National Parks Are Focus of Planned Haze Rule
Last year, as wildfires raged in Texas, New Mexico and Arizona, visitors to Guadalupe Mountains National Park had to settle for a more limited view when hiking up Guadalupe Peak, Texas’ highest point.
“All summer, there was a haze here,” said Jonena Hearst, the park’s geologist. Even before the fires, she said, visibility had been decreasing slightly over time.
The Environmental Protection Agency wants cleaner air at wilderness areas and national parks across the country, including Guadalupe Mountains and Big Bend in Texas. By November, it is supposed to complete a plan that could regulate emissions from dozens of Texas’ industrial plants, with the goal of reducing haze at parks. Texas officials who would execute the plan are not seeking any new controls, and the electric power industry, unusually, is taking the prospect of a new EPA rule in stride.
“Big Bend is our largest national park, but there is very little industry around that area, so these new rules don’t really have much effect on generators,” said Walt Baum, executive vice president of the Association of Electric Companies of Texas. Asked about the impact on three old coal plants — Big Brown, Monticello and Martin Lake — operated by the power-generation company Luminant, Ashley Barrie, a spokeswoman for Luminant, said that "all of the national parks and wilderness areas that the regional haze rule is designed to protect are located far away from these plants. Therefore, this has not been a significant problem in Texas."

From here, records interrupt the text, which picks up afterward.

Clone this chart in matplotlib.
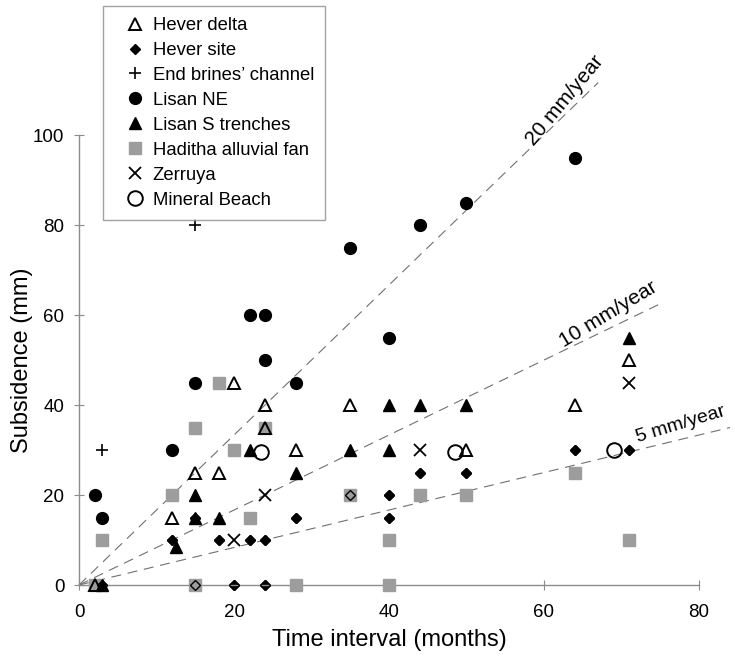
import matplotlib
matplotlib.use('Agg')
import matplotlib.pyplot as plt
import numpy as np

# Values (months, mm)
hever_delta_x = [2, 12, 15, 18, 20, 24, 24, 28, 35, 50, 64, 71]
hever_delta_y = [0, 15, 25, 25, 45, 40, 35, 30, 40, 30, 40, 50]

hever_site_x = [3, 15, 20, 24, 12, 18, 22, 24, 15, 28, 35, 40, 40, 44, 50, 64, 71]
hever_site_y = [0, 0, 0, 0, 10, 10, 10, 10, 15, 15, 20, 20, 15, 25, 25, 30, 30]

brines_x = [3, 15]
brines_y = [30, 80]

lisan_ne_x = [2, 3, 12, 15, 22, 24, 24, 28, 35, 40, 44, 50, 64]
lisan_ne_y = [20, 15, 30, 45, 60, 60, 50, 45, 75, 55, 80, 85, 95]

lisan_s_x = [3, 12.5, 15, 15, 18, 22, 28, 35, 40, 40, 44, 50, 71]
lisan_s_y = [0, 8.5, 15, 20, 15, 30, 25, 30, 30, 40, 40, 40, 55]

haditha_x = [2, 3, 12, 15, 15, 18, 20, 22, 24, 28, 35, 40, 40, 44, 50, 64, 71]
haditha_y = [0, 10, 20, 35, 0, 45, 30, 15, 35, 0, 20, 10, 0, 20, 20, 25, 10]

zerruya_x = [20, 24, 44, 71]
zerruya_y = [10, 20, 30, 45]

mineral_x = [23.5, 48.5, 69]
mineral_y = [29.5, 29.5, 30]

# Reference subsidence rates (mm/year) and how far each line is drawn (months)
rates = [20, 10, 5]
rate_ends = [67, 75, 84]
rate_labels = ['20 mm/year', '10 mm/year', '5 mm/year']
rate_label_pos = [(62.7, 107.8), (68.3, 60.2), (77.6, 35.6)]
rate_label_size = [15, 15, 14]

plt.rcParams['font.family'] = ['Liberation Sans', 'DejaVu Sans']

fig = plt.figure(figsize=(7.35, 6.6), dpi=100)
ax = fig.add_axes([0.1075, 0.1136, 0.8435, 0.6818])

grey = '#8c8c8c'

# Dashed rate lines from the origin
for rate, end in zip(rates, rate_ends):
    t = np.array([0, end])
    ax.plot(t, t * rate / 12.0, color='#707070', lw=0.8,
            linestyle=(0, (9, 6)), clip_on=False, zorder=1)

for label, (lx, ly), rate, fs in zip(rate_labels, rate_label_pos, rates,
                                     rate_label_size):
    # angle of the line on screen
    p0 = ax.transData.transform((0, 0))
    p1 = ax.transData.transform((60, 60 * rate / 12.0))
    ang = np.degrees(np.arctan2(p1[1] - p0[1], p1[0] - p0[0]))
    ax.text(lx, ly, label, rotation=ang, rotation_mode='anchor',
            ha='center', va='center', fontsize=fs, clip_on=False)

h_site, = ax.plot(hever_site_x, hever_site_y, 'D', color='black', ms=5,
                  ls='none', zorder=2, clip_on=False)
h_had, = ax.plot(haditha_x, haditha_y, 's', color='#9d9d9d', ms=8,
                 ls='none', zorder=3, clip_on=False)
# diamond outlines on top, so diamonds stay visible over grey squares
ax.plot(hever_site_x, hever_site_y, 'D', mfc='none', mec='black', ms=5,
        mew=1.0, ls='none', zorder=4, clip_on=False)
h_lisan_s, = ax.plot(lisan_s_x, lisan_s_y, '^', color='black', ms=8,
                     ls='none', zorder=4, clip_on=False)
h_delta, = ax.plot(hever_delta_x, hever_delta_y, '^', mfc='none',
                   mec='black', mew=1.4, ms=9, ls='none', zorder=5,
                   clip_on=False)
h_ne, = ax.plot(lisan_ne_x, lisan_ne_y, 'o', color='black', ms=8.5,
                ls='none', zorder=5, clip_on=False)
h_brines, = ax.plot(brines_x, brines_y, '+', color='black', ms=8, mew=1.2,
                    ls='none', zorder=5, clip_on=False)
h_zer, = ax.plot(zerruya_x, zerruya_y, 'x', color='black', ms=8, mew=1.3,
                 ls='none', zorder=5, clip_on=False)
h_min, = ax.plot(mineral_x, mineral_y, 'o', mfc='none', mec='black',
                 mew=1.4, ms=10.5, ls='none', zorder=5, clip_on=False)

ax.set_xlim(0, 80)
ax.set_ylim(0, 100)
ax.set_xticks([0, 20, 40, 60, 80])
ax.set_yticks([0, 20, 40, 60, 80, 100])

for side in ['top', 'right']:
    ax.spines[side].set_visible(False)
for side in ['left', 'bottom']:
    ax.spines[side].set_color(grey)
    ax.spines[side].set_linewidth(1.0)

ax.tick_params(axis='both', direction='inout', length=7, width=0.8,
               color=grey, labelsize=13.5)
ax.tick_params(axis='x', pad=10)
ax.tick_params(axis='y', pad=7)

ax.set_xlabel('Time interval (months)', fontsize=17, labelpad=6)
ax.set_ylabel('Subsidence (mm)', fontsize=17, labelpad=0)

handles = [h_delta, h_site, h_brines, h_ne, h_lisan_s, h_had, h_zer, h_min]
labels = ['Hever delta', 'Hever site', 'End brines\u2019 channel', 'Lisan NE',
          'Lisan S trenches', 'Haditha alluvial fan', 'Zerruya',
          'Mineral Beach']
leg = fig.legend(handles, labels, loc='upper left',
                 bbox_to_anchor=(0.1397, 0.991), fontsize=13.3,
                 frameon=True, fancybox=False, handlelength=2.35,
                 handletextpad=-0.25, labelspacing=0.43, borderpad=0.6,
                 borderaxespad=0.0)
leg.get_frame().set_edgecolor(grey)
leg.get_frame().set_linewidth(1.0)

fig.savefig('out.png', dpi=100)
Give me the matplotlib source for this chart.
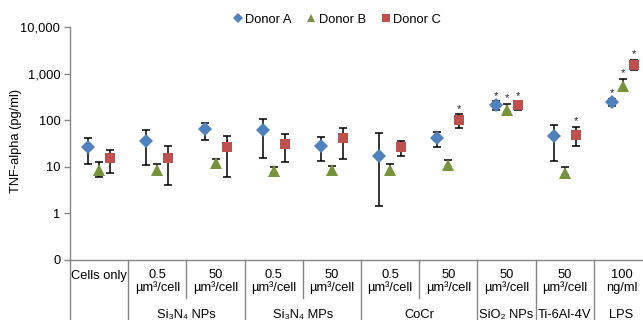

Stephanie Kodish, the clean air counsel for the National Parks Conservation Association, said the visibility protection for parks has been decades in the making. The haze controls will apply to a variety of air pollutants, including particulate matter, nitrogen oxides and sulfur dioxide.
By May 15, the EPA will decide whether to accept a state haze plan approved in 2009 by the Texas Commission on Environmental Quality. The TCEQ says no additional controls on Texas industrial plants are necessary, and that dust storms originating “with little or no human activity” from the nearby desert have a big impact on some days. A Big Bend study from the 1990s estimated contributions from Mexico, Texas and the eastern United States to be about one-third each, the agency says, though it cannot tell what percent is manmade.
Data provided by the National Park Service shows that on poor-visibility days, at least one-third of the haze contribution at Big Bend usually comes from sulfates, which are typically linked to manmade pollution and come from Texas, other states and Mexico.
The EPA concurs: "Most of the haze causing pollution at Big Bend comes from human activity, specifically sulfate from the burning of fossil fuel," said David Bary, a regional spokesman for the agency.
Michael Hiatt, an associate lawyer with the environmental group Earthjustice in Colorado, said he knew of no other state declining to add controls under the haze rules. He hopes the EPA will reject TCEQ’s plan, as it has already done for Oklahoma’s plan. (Oklahoma’s attorney general is suing the agency.)
Controls on Texas plants could help clean the air at national parks in other states, Earthjustice says. TCEQ says, however, that nearby states like Arkansas and Missouri have not requested more controls. The agency notes it is already implementing pollution-control strategies for ozone.
Complicating matters is the legal wrangling over the cross-state air pollution rule, a separate EPA regulation that a court stayed in December. That rule regulates some of the same pollutants as the haze rule, though it applies only to power plants. Oral arguments on that rule, which has drawn political opposition in Texas, take place today at a federal court in Washington.
The EPA recently proposed allowing the cross-state regulations to substitute for some haze rules in Texas and other states. Environmental groups say the cross-state rule is too weak to address haze issues; for example, it would allow power plants to trade pollution-reduction obligations with other plants.
Bary said that the haze proposals with regard to the cross-state rule are "based on an all-areas averaging approach, which is consistent with the goals of the Clean Air Act to restore natural conditions of visibility everywhere but not necessarily immediately and at the same pace in each area."
What happens to the haze proposals if the cross-state rule is further delayed or thrown out?
“We cannot speculate on the impact of a final ruling,” said Bary of the EPA.